A hedge is a protective contract between an airline and fuel supplier. To guard against fuel prices unpredictably skyrocketing, airlines lock in current fuel prices by buying an insurance policy of sorts: a so-called hedge.
“What airlines typically do is they lock in current prices for a certain percentage of their fuel, and then they stagger them so they don’t all expire on the same day,” Bender explains. “Airlines have no control over their second-largest cost [fuel], so they buy a long-term contract or hedge and set a certain price. But an airline has to have a lot of money to do that.”

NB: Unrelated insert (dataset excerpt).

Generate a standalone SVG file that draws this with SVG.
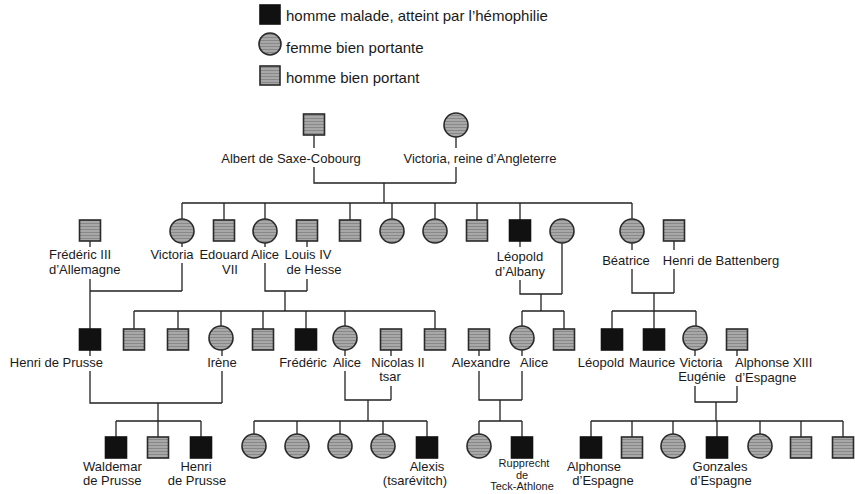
<svg xmlns="http://www.w3.org/2000/svg" width="855" height="494" viewBox="0 0 855 494">
<defs>
<pattern id="tex" width="6" height="3" patternUnits="userSpaceOnUse">
<rect width="6" height="3" fill="#a8a8a8"/>
<line x1="0" y1="1.5" x2="6" y2="1.5" stroke="#888" stroke-width="1"/>
</pattern>
</defs>
<style>
.m{fill:url(#tex);stroke:#2a2a2a;stroke-width:1.6}
.f{fill:url(#tex);stroke:#2a2a2a;stroke-width:1.6}
.a{fill:#111;stroke:#111;stroke-width:1.6}
.ln{fill:none;stroke:#222;stroke-width:1.3}
text{font-family:"Liberation Sans",Arial,sans-serif;font-size:13px;fill:#1a1a1a}
.lg{font-size:15px}
.sm{font-size:11px}
.c{text-anchor:middle}
.e{text-anchor:end}
</style>
<rect width="855" height="494" fill="#fff"/>

<g id="legend">
<rect class="a" x="260" y="5" width="20" height="19"/>
<text class="lg" x="286" y="21">homme malade, atteint par l’hémophilie</text>
<circle class="f" cx="270" cy="44" r="11"/>
<text class="lg" x="286" y="53">femme bien portante</text>
<rect class="m" x="260" y="66" width="20" height="19"/>
<text class="lg" x="286" y="83">homme bien portant</text>
</g>

<g id="connectors" class="ln">
<path d="M314 135V148M314 167V183H456M456 137V148M456 167V183M384 183V203M182 203H632"/>
<path d="M182 203V219M224 203V220M265 203V219M350 203V220M392 203V219M435 203V219M477 203V220M520 203V220M632 203V219"/>
<path d="M90 241V247M90 279V329M90 291H182M182 243V247M182 263V291"/>
<path d="M265 243V247M265 263V291H307M307 241V247M307 279V291M285 291V311M134 311H435M134 311V329M178 311V329M221 311V326M263 311V329M306 311V329M345 311V326M435 311V329"/>
<path d="M520 241V247M520 280V294H562M562 243V294M541 294V311M522 311H564M522 311V326M564 311V329"/>
<path d="M632 243V250M632 269V293H674M674 241V250M674 269V293M654 293V311M612 311H696M612 311V329M654 311V329M696 311V326"/>
<path d="M90 350V356M90 371V403H222M222 350V356M222 371V403M158 403V437M116 421H201M116 421V437M201 421V437"/>
<path d="M345 350V356M345 371V400H391M391 350V356M391 386V400M368 400V421M254 421H427M254 421V434M297 421V434M340 421V434M383 421V434M427 421V437"/>
<path d="M479 350V356M479 371V400H522M522 350V356M522 371V400M500 400V421M479 421H522M479 421V434M522 421V437"/>
<path d="M695 350V356M695 386V402H737M737 350V356M737 386V402M716 402V421M591 421H843M591 421V437M632 421V437M673 421V434M717 421V437M760 421V434M801 421V437M843 421V437"/>
</g>

<g id="albert"><rect class="m" x="303.5" y="114" width="21" height="21"/><text class="c" x="291" y="163">Albert de Saxe-Cobourg</text></g>
<g id="victoria-reine"><circle class="f" cx="456" cy="125" r="12"/><text class="c" x="480" y="163">Victoria, reine d’Angleterre</text></g>

<g id="frederic3"><rect class="m" x="79.5" y="220" width="21" height="21"/><text x="49" y="259">Frédéric III</text><text x="49" y="274">d’Allemagne</text></g>
<g id="victoria"><circle class="f" cx="182" cy="231" r="12"/><text class="c" x="172" y="259">Victoria</text></g>
<g id="edouard7"><rect class="m" x="213.5" y="220" width="21" height="21"/><text class="c" x="224" y="259">Edouard</text><text class="c" x="230" y="274">VII</text></g>
<g id="alice"><circle class="f" cx="265" cy="231" r="12"/><text class="c" x="265" y="259">Alice</text></g>
<g id="louis4"><rect class="m" x="296.5" y="220" width="21" height="21"/><text class="c" x="308" y="259">Louis IV</text><text class="c" x="314" y="274">de Hesse</text></g>
<g id="v-son1"><rect class="m" x="339.5" y="220" width="21" height="21"/></g>
<g id="v-dau1"><circle class="f" cx="392" cy="231" r="12"/></g>
<g id="v-dau2"><circle class="f" cx="435" cy="231" r="12"/></g>
<g id="v-son2"><rect class="m" x="466.5" y="220" width="21" height="21"/></g>
<g id="leopold-albany"><rect class="a" x="509.5" y="220" width="21" height="21"/><text class="c" x="520" y="261">Léopold</text><text class="c" x="520" y="276">d’Albany</text></g>
<g id="leopold-wife"><circle class="f" cx="562" cy="231" r="12"/></g>
<g id="beatrice"><circle class="f" cx="632" cy="231" r="12"/><text class="c" x="626" y="265">Béatrice</text></g>
<g id="henri-battenberg"><rect class="m" x="663.5" y="220" width="21" height="21"/><text class="c" x="721" y="265">Henri de Battenberg</text></g>

<g id="henri-prusse"><rect class="a" x="79.5" y="329" width="21" height="21"/><text class="e" x="103" y="367">Henri de Prusse</text></g>
<g id="a-son1"><rect class="m" x="123.5" y="329" width="21" height="21"/></g>
<g id="a-son2"><rect class="m" x="167.5" y="329" width="21" height="21"/></g>
<g id="irene"><circle class="f" cx="221" cy="338" r="12"/><text class="c" x="222" y="367">Irène</text></g>
<g id="a-son3"><rect class="m" x="252.5" y="329" width="21" height="21"/></g>
<g id="frederic"><rect class="a" x="295.5" y="329" width="21" height="21"/><text class="c" x="303" y="367">Frédéric</text></g>
<g id="alice-hesse"><circle class="f" cx="345" cy="338" r="12"/><text class="c" x="347" y="367">Alice</text></g>
<g id="nicolas2"><rect class="m" x="380.5" y="329" width="21" height="21"/><text class="c" x="398" y="367">Nicolas II</text><text class="c" x="390" y="381">tsar</text></g>
<g id="a-son4"><rect class="m" x="424.5" y="329" width="21" height="21"/></g>
<g id="alexandre"><rect class="m" x="468.5" y="329" width="21" height="21"/><text class="c" x="481" y="367">Alexandre</text></g>
<g id="alice-albany"><circle class="f" cx="522" cy="338" r="12"/><text x="520" y="367">Alice</text></g>
<g id="l-son"><rect class="m" x="553.5" y="329" width="21" height="21"/></g>
<g id="leopold"><rect class="a" x="601.5" y="329" width="21" height="21"/><text class="c" x="601" y="367">Léopold</text></g>
<g id="maurice"><rect class="a" x="643.5" y="329" width="21" height="21"/><text class="c" x="652" y="367">Maurice</text></g>
<g id="victoria-eugenie"><circle class="f" cx="695" cy="338" r="12"/><text class="c" x="701" y="367">Victoria</text><text class="c" x="702" y="381">Eugénie</text></g>
<g id="alphonse13"><rect class="m" x="726.5" y="329" width="21" height="21"/><text x="735" y="367">Alphonse XIII</text><text x="735" y="382">d’Espagne</text></g>

<g id="waldemar"><rect class="a" x="105.5" y="437" width="21" height="21"/><text x="83" y="471">Waldemar</text><text x="83" y="485">de Prusse</text></g>
<g id="p-son"><rect class="m" x="147.5" y="437" width="21" height="21"/></g>
<g id="henri"><rect class="a" x="190.5" y="437" width="21" height="21"/><text class="c" x="196" y="471">Henri</text><text class="c" x="197" y="485">de Prusse</text></g>
<g id="n-dau1"><circle class="f" cx="254" cy="446" r="12"/></g>
<g id="n-dau2"><circle class="f" cx="297" cy="446" r="12"/></g>
<g id="n-dau3"><circle class="f" cx="340" cy="446" r="12"/></g>
<g id="n-dau4"><circle class="f" cx="383" cy="446" r="12"/></g>
<g id="alexis"><rect class="a" x="416.5" y="437" width="21" height="21"/><text class="c" x="427" y="471">Alexis</text><text class="c" x="415" y="485">(tsarévitch)</text></g>
<g id="x-dau"><circle class="f" cx="479" cy="446" r="12"/></g>
<g id="rupprecht"><rect class="a" x="511.5" y="437" width="21" height="21"/><text class="c sm" x="524" y="467">Rupprecht</text><text class="c sm" x="522" y="479">de</text><text class="c sm" x="522" y="490">Teck-Athlone</text></g>
<g id="alphonse"><rect class="a" x="580.5" y="437" width="21" height="21"/><text class="c" x="594" y="471">Alphonse</text><text class="c" x="603" y="485">d’Espagne</text></g>
<g id="e-son1"><rect class="m" x="621.5" y="437" width="21" height="21"/></g>
<g id="e-dau1"><circle class="f" cx="673" cy="446" r="12"/></g>
<g id="gonzales"><rect class="a" x="706.5" y="437" width="21" height="21"/><text class="c" x="720" y="471">Gonzales</text><text class="c" x="721" y="485">d’Espagne</text></g>
<g id="e-dau2"><circle class="f" cx="760" cy="446" r="12"/></g>
<g id="e-son2"><rect class="m" x="790.5" y="437" width="21" height="21"/></g>
<g id="e-son3"><rect class="m" x="832.5" y="437" width="21" height="21"/></g>
</svg>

Most major carriers in the US have more than enough money to hedge on fuel (it’s another story for low-cost carriers). Southwest historically hedges the most. Some, like American, prefer not to hedge at all. Delta took things to a new level and bought its own oil refinery in 2012, but that was widely regarded within the industry as a “boneheaded decision.”
But the oil hedge contracts cut both ways. There are also disadvantages. “When fuel prices drop dramatically, there is a negative side for many airlines because they are locked in at a higher price,” Bender says. “It’s like going to Las Vegas.”
This is likely a major part of the pricing phenomenon flyers are seeing now. Airlines could be locked in at higher fuel prices and can’t pass any savings on to the customer.
Even if carriers do have fuel savings to pass on to the customer, they likely (read: definitely!) would not lower ticket prices.
Airlines Just Figured Out How to Pass Off Fuel Costs
Airlines aren’t about to pass on newfound fuel savings to flyers because for the last several months, they have executed some fancy financial footwork to pass off fuel surcharges to flyers without losing customers.
Almost every major US carrier raised checked bag fees in 2018, most likely to offset high fuel prices. And major carriers were also raising airfares. This method was very successful for carriers like United and Delta — both of which said a couple months ago they expected to recoup almost all of the roughly $2 billion in extra charges spent on fuel so far in 2018. In fact, United president Scott Kirby said the third quarter, which had the highest fuel prices, was “one of the best revenue environments we’ve ever seen.”
Now that flyers are shelling out for more expensive tickets and airlines are making a nice profit, carriers are not likely to shake up that sweet situation. “Historically when we look at fuel prices, airlines quickly put on fuel surcharges,” Bender says. “But when fuel prices drop, we don’t see refunds going back to the public.”
Carriers also are making efforts to make the rest of their business models more flexible to change along with fuel prices in order to stay profitable even when oil spikes.
“There are many ways that airlines can do a nip and tuck here and there so if [fuel] prices do go up, they can cut routes that are marginal, they can replace their gas guzzlers with more efficient planes, they can put more seats on the plane as we’ve seen for years,” Bender says.
“For airlines to remain competitive they have to add capacity add more seats add more routes, airlines are always trying to purchase more fuel-efficient aircraft. They can’t control fuel prices, but as we all know and suffer through, they can add more seats.”
So the short answer is that, barring seasonal shifts in fares, don’t expect to see plane ticket prices drop in any significant way. “Airlines can’t always pass on lower costs,” Bender says. “But even more importantly, I think if airlines are doing well at current prices, why would they lower prices?”
But luckily for frequent flyers, Bender says he doesn’t see airfares significantly increasing, either. By and large, he says, “flying has never been more affordable than it is now.”